=== Materials provided ===
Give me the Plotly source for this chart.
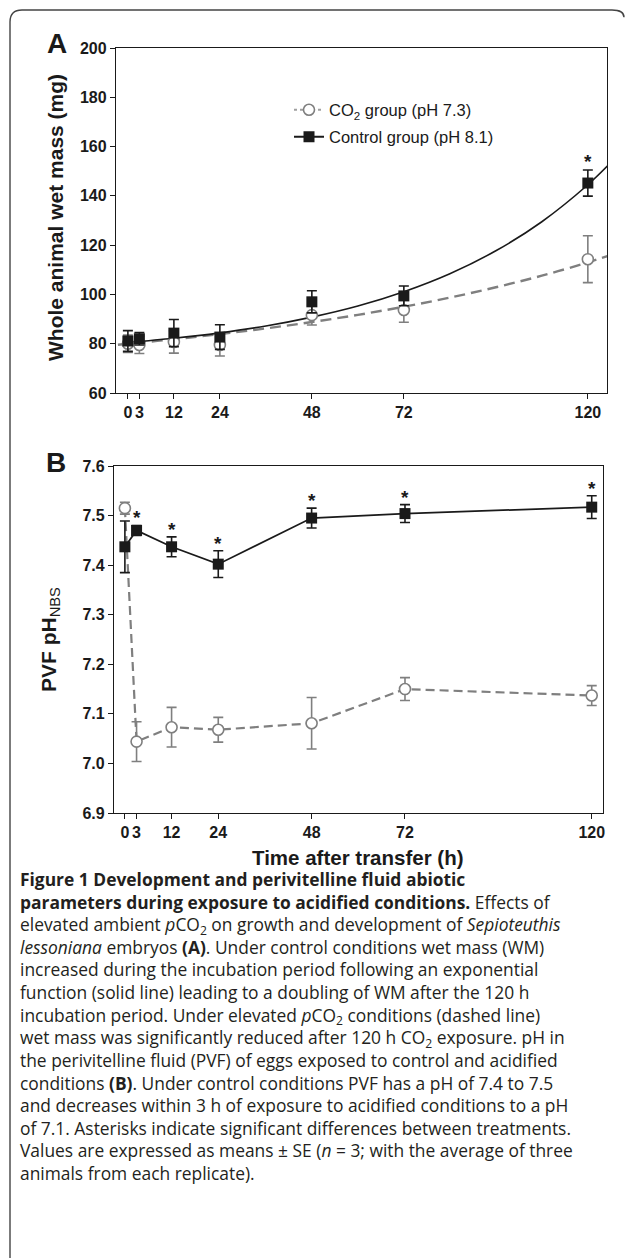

==

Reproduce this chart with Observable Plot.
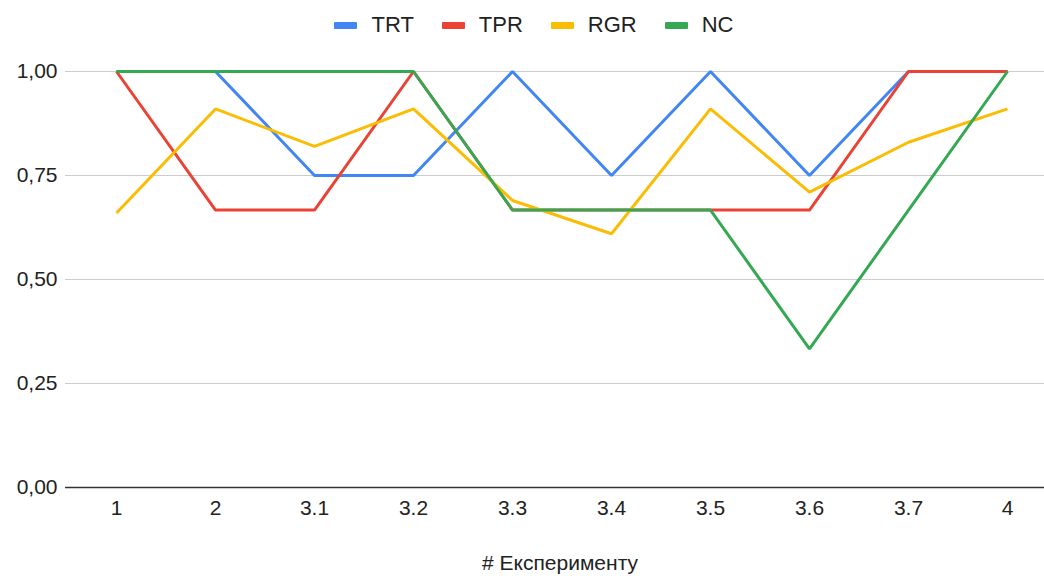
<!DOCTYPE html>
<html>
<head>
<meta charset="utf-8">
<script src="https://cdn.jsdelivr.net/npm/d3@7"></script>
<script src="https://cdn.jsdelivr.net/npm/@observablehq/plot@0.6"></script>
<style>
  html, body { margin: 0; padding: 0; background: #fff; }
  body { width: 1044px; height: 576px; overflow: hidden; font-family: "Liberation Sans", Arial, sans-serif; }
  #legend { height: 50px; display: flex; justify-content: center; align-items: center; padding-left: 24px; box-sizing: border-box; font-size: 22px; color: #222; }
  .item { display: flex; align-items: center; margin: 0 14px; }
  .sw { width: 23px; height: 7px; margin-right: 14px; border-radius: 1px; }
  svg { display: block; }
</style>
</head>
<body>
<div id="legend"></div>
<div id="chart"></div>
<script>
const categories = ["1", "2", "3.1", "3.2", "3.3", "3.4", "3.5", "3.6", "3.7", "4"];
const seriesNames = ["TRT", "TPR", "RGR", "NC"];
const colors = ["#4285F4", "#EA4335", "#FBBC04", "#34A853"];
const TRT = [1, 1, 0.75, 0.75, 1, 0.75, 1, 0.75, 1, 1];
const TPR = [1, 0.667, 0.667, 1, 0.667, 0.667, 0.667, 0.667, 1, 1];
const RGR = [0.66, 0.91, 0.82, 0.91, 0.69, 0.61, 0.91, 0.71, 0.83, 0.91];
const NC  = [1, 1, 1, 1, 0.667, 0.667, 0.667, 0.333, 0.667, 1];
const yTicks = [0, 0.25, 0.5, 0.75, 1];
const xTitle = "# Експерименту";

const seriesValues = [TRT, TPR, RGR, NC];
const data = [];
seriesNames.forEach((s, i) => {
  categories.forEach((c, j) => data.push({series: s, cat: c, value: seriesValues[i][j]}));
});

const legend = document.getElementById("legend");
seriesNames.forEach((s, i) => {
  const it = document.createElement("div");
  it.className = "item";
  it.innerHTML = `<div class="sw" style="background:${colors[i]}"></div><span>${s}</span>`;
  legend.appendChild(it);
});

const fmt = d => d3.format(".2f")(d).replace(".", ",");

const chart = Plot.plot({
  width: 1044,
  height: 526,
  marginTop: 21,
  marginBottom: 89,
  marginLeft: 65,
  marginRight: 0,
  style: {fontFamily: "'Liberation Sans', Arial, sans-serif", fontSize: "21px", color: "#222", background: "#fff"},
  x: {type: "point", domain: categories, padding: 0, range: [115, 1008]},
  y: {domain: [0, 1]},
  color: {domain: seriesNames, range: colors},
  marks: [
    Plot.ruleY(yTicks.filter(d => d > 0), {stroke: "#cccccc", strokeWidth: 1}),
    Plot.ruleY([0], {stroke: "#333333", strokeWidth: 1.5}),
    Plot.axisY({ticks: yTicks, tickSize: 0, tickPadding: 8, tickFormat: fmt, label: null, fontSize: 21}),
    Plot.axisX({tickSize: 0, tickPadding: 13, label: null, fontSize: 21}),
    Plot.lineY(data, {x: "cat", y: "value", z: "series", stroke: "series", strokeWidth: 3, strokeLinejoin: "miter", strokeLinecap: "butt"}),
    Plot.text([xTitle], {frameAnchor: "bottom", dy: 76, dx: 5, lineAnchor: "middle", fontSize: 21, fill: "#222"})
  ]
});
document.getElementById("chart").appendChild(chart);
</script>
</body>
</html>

==

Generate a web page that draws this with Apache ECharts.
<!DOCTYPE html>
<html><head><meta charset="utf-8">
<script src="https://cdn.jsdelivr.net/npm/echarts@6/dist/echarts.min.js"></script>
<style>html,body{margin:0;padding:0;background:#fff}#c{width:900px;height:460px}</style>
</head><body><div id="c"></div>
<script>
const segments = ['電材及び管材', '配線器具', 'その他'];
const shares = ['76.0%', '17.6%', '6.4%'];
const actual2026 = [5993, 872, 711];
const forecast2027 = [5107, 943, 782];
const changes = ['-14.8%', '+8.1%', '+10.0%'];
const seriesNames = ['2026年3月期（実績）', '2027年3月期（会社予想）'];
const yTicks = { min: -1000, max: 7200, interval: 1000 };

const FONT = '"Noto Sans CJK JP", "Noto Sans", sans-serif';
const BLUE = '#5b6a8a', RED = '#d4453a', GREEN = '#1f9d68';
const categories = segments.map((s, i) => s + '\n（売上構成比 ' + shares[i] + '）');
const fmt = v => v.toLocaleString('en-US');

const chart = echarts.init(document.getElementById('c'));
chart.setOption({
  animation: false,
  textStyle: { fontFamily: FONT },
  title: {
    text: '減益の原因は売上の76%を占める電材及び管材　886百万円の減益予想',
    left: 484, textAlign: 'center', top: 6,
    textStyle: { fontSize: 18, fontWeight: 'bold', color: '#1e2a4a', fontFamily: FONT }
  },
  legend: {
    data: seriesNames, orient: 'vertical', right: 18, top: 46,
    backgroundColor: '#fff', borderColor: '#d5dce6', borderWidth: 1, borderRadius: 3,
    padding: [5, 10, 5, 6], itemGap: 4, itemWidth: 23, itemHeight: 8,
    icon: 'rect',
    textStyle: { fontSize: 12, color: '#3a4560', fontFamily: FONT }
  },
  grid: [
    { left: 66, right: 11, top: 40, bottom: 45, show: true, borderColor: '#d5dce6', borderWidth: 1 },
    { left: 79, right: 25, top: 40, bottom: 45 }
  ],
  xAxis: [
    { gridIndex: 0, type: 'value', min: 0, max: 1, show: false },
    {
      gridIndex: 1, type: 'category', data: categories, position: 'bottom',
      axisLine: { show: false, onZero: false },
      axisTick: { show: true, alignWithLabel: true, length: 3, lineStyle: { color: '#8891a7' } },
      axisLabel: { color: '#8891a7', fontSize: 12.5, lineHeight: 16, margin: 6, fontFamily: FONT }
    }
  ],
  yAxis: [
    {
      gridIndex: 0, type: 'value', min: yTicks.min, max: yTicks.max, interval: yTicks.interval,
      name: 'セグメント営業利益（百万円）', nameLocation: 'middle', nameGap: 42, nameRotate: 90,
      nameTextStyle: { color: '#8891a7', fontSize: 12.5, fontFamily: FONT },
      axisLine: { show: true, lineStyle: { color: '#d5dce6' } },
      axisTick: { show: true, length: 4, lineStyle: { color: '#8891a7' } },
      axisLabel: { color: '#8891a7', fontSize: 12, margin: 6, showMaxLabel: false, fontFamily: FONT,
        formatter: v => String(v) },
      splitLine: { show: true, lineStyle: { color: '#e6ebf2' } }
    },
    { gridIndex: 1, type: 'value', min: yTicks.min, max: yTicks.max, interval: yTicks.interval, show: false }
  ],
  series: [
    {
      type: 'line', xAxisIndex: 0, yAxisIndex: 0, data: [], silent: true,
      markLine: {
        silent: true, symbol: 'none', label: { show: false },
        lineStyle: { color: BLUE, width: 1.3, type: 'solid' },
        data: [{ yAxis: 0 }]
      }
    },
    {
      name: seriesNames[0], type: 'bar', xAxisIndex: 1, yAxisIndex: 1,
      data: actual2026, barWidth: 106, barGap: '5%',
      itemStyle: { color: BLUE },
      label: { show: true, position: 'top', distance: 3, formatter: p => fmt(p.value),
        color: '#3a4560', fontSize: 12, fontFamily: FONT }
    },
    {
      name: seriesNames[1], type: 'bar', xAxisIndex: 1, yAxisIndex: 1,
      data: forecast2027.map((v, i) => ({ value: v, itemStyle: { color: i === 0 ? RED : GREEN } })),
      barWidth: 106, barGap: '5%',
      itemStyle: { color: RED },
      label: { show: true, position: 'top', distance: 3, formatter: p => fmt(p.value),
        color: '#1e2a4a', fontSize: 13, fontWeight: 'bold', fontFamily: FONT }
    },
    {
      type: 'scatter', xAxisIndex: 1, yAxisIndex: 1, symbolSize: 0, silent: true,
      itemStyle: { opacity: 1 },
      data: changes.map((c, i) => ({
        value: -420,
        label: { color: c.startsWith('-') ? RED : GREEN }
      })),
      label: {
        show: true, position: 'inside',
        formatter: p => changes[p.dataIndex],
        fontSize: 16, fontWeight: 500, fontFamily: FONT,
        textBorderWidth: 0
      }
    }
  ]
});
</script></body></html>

=== Written problem ===
List every line from the entries above in which "this" appears.

=== Full answer ===
Give me the Plotly source for this chart.
Reproduce this chart with Observable Plot.
Generate a web page that draws this with Apache ECharts.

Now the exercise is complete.